Actress.
Born in Sacriston, County Durham, England. 20 June
1934.
Wendy Craig emerged as one of the most familiar faces of British domestic situation comedy in the 1970s and 1980s, starring in a string of series in which she typically played a self-searching housewife and mother struggling to cope with the various demands made by her family, her home and life in general. Craig began a career on the stage as a very young child and later entered films before establishing herself as a television performer. Not in Front of the Children was the first of the sitcoms in which
she was cast in the role of harassed mother that she was later to make peculiarly her own. Resilient and yet sensitive (or, according to critics of the programme and its successors, simpering and middle-class), her character Jennifer Corner held the family
together through crises both trivial and more serious. The character appealed to thousands of real women whose days were similarly filled. Newly-widowed Sally Harrison in And Mother Makes Three (later retitled And Mother Makes Five after Sally remarried) and Ria Parkinson in Carla Lane's Butterflies were essentially extensions of the same character, only the members of the families and the details of the kitchen decor changing about her.
Butterflies, with Lane's fluent scripts, was perhaps the most assured of the sitcoms in which Craig was invited to explore the state of mind of a flustered contemporary housewife facing a mid-life crisis. Supported by the lugubrious but always watchable
Geoffrey Palmer as her husband and the up-and-coming Nicholas
Lyndhurst as one of her two sons (the other was Andrew Hall), Craig played the part at a high pitch--sometimes arguably over-hysterically--as she debated ways to break out of the confinements of the life imposed upon her by her family (chiefly through seemingly endless contemplation of an affair with the smooth and wealthy businessman Leonard Dunn, played by Bruce Montague). The comedy was often obvious
(Ria's failure to cook anything without destroying it risked becoming tiresome), the pathos was sometimes painful and the central character's self-absorption and inability to help herself was irritating to many more liberated viewers, but the skillful characterizations and the pace at which events were played together with the quality of the support kept the series fresh and intriguing and ensured a large and faithful audience.
Nanny, about the experiences of a children's nanny in the 1930s, represented something of a variation upon the matriarchal roles Craig had become associated with. The story of nanny Barbara Gray, caring for the children of the rich and well-connected, was in fact Craig's own idea, submitted and accepted under a pen name after she got the idea while flicking through advertisements for children's nurses in The Lady magazine. It eschewed comedy for a straighter dramatic approach. Comparisons between Craig's enlightened nanny Gray adding a helping hand to obviously dysfunctional upper-crust families and cinema's Mary Poppins were inevitable but did not detract from the success of the series and an increase in the numbers of girls planning careers as nannies was duly reported as a result.

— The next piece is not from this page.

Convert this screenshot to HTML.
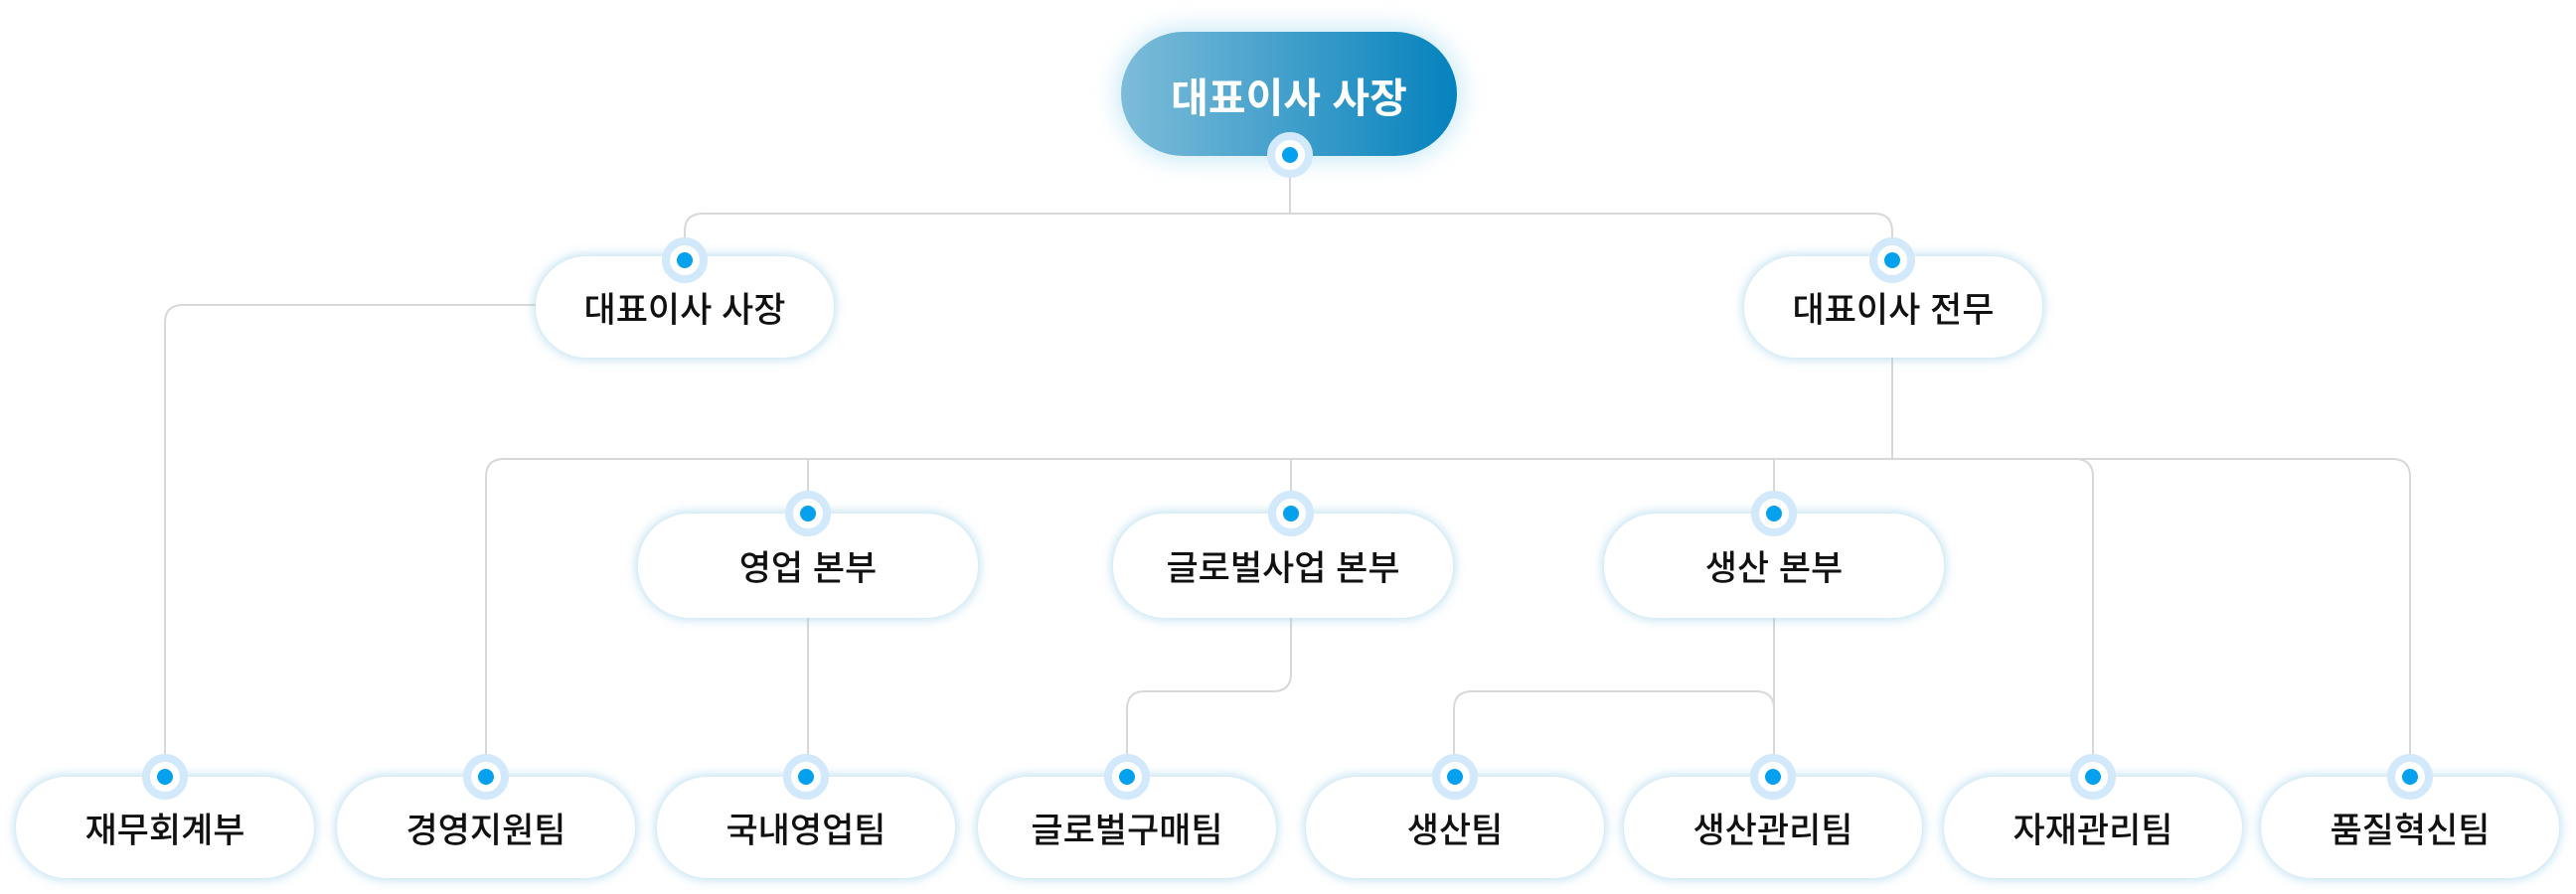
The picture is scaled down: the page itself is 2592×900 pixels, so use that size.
<!DOCTYPE html>
<html><head><meta charset="utf-8"><style>
html,body{margin:0;padding:0;background:#fff;}
body{width:2592px;height:900px;position:relative;overflow:hidden;font-family:"Liberation Sans","Noto Sans CJK KR",sans-serif;}
.n{position:absolute;background:#fff;border-radius:52px;box-shadow:0 0 10px 2px rgba(140,200,230,0.55);display:flex;align-items:center;justify-content:center;color:#111;font-weight:500;font-size:35px;}
.top{position:absolute;left:1128px;top:32px;width:338px;height:125px;border-radius:63px;background:linear-gradient(90deg,#7dbcd9,#0582bd);color:#fff;font-weight:700;font-size:41px;display:flex;align-items:center;justify-content:center;box-shadow:0 0 22px 6px rgba(120,200,235,0.35);}
.d{position:absolute;width:30px;height:30px;margin:-23px 0 0 -23px;border-radius:50%;background:#fff;border:8px solid #d2e8fb;}
.d::after{content:"";position:absolute;left:7px;top:7px;width:16px;height:16px;border-radius:50%;background:#05a1ef;}
svg{position:absolute;left:0;top:0;}
</style></head><body>
<svg width="2592" height="900" fill="none" stroke="#d8d8d8" stroke-width="2">
<path d="M1298,160 V215"/>
<path d="M689,262 V233 Q689,215 707,215 H1886 Q1904,215 1904,233 V262"/>
<path d="M539,307 H184 Q166,307 166,325 V782"/>
<path d="M1904,360 V462"/>
<path d="M489,782 V480 Q489,462 507,462 H2407 Q2425,462 2425,480 V782"/>
<path d="M2088,462 Q2106,462 2106,480 V782"/>
<path d="M813,462 V517 M1299,462 V517 M1785,462 V517"/>
<path d="M813,622 V782"/>
<path d="M1299,622 V678 Q1299,696 1281,696 H1152 Q1134,696 1134,714 V782"/>
<path d="M1785,622 V782"/>
<path d="M1785,714 Q1785,696 1767,696 H1481 Q1463,696 1463,714 V782"/>
</svg>
<div class="top">대표이사 사장</div>
<div class="n" style="left:539px;top:258px;width:300px;height:102px;">대표이사 사장</div>
<div class="n" style="left:1755px;top:258px;width:300px;height:102px;">대표이사 전무</div>
<div class="n" style="left:642px;top:517px;width:342px;height:105px;">영업 본부</div>
<div class="n" style="left:1120px;top:517px;width:342px;height:105px;">글로벌사업 본부</div>
<div class="n" style="left:1614px;top:517px;width:342px;height:105px;">생산 본부</div>
<div class="n" style="left:16px;top:782px;width:300px;height:102px;">재무회계부</div>
<div class="n" style="left:339px;top:782px;width:300px;height:102px;">경영지원팀</div>
<div class="n" style="left:661px;top:782px;width:300px;height:102px;">국내영업팀</div>
<div class="n" style="left:984px;top:782px;width:300px;height:102px;">글로벌구매팀</div>
<div class="n" style="left:1314px;top:782px;width:300px;height:102px;">생산팀</div>
<div class="n" style="left:1634px;top:782px;width:300px;height:102px;">생산관리팀</div>
<div class="n" style="left:1956px;top:782px;width:300px;height:102px;">자재관리팀</div>
<div class="n" style="left:2275px;top:782px;width:300px;height:102px;">품질혁신팀</div>
<div class="d" style="left:1298px;top:156px;"></div>
<div class="d" style="left:689px;top:262px;"></div>
<div class="d" style="left:1904px;top:262px;"></div>
<div class="d" style="left:813px;top:517px;"></div>
<div class="d" style="left:1299px;top:517px;"></div>
<div class="d" style="left:1785px;top:517px;"></div>
<div class="d" style="left:166px;top:782px;"></div>
<div class="d" style="left:489px;top:782px;"></div>
<div class="d" style="left:811px;top:782px;"></div>
<div class="d" style="left:1134px;top:782px;"></div>
<div class="d" style="left:1464px;top:782px;"></div>
<div class="d" style="left:1784px;top:782px;"></div>
<div class="d" style="left:2106px;top:782px;"></div>
<div class="d" style="left:2425px;top:782px;"></div>
</body></html>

Since the late 1980s, perhaps reflecting changes in society in general, Craig's matriarch has largely disappeared from the screen. Laura and Disorder, which Craig and her real-life son had a hand in writing, depicted her as an accident-prone divorcée newly returned from the U.S., but proved weak and was only short-lived. Even more misjudged was the attempt to make a British version of the highly acclaimed US comedy series The Golden Girls, under the title Brighton Belles, with Craig cast as Annie, the equivalent of Rose in the original. The scripts failed entirely to match the wit and vivacity of the U.S. original and the project was quickly abandoned.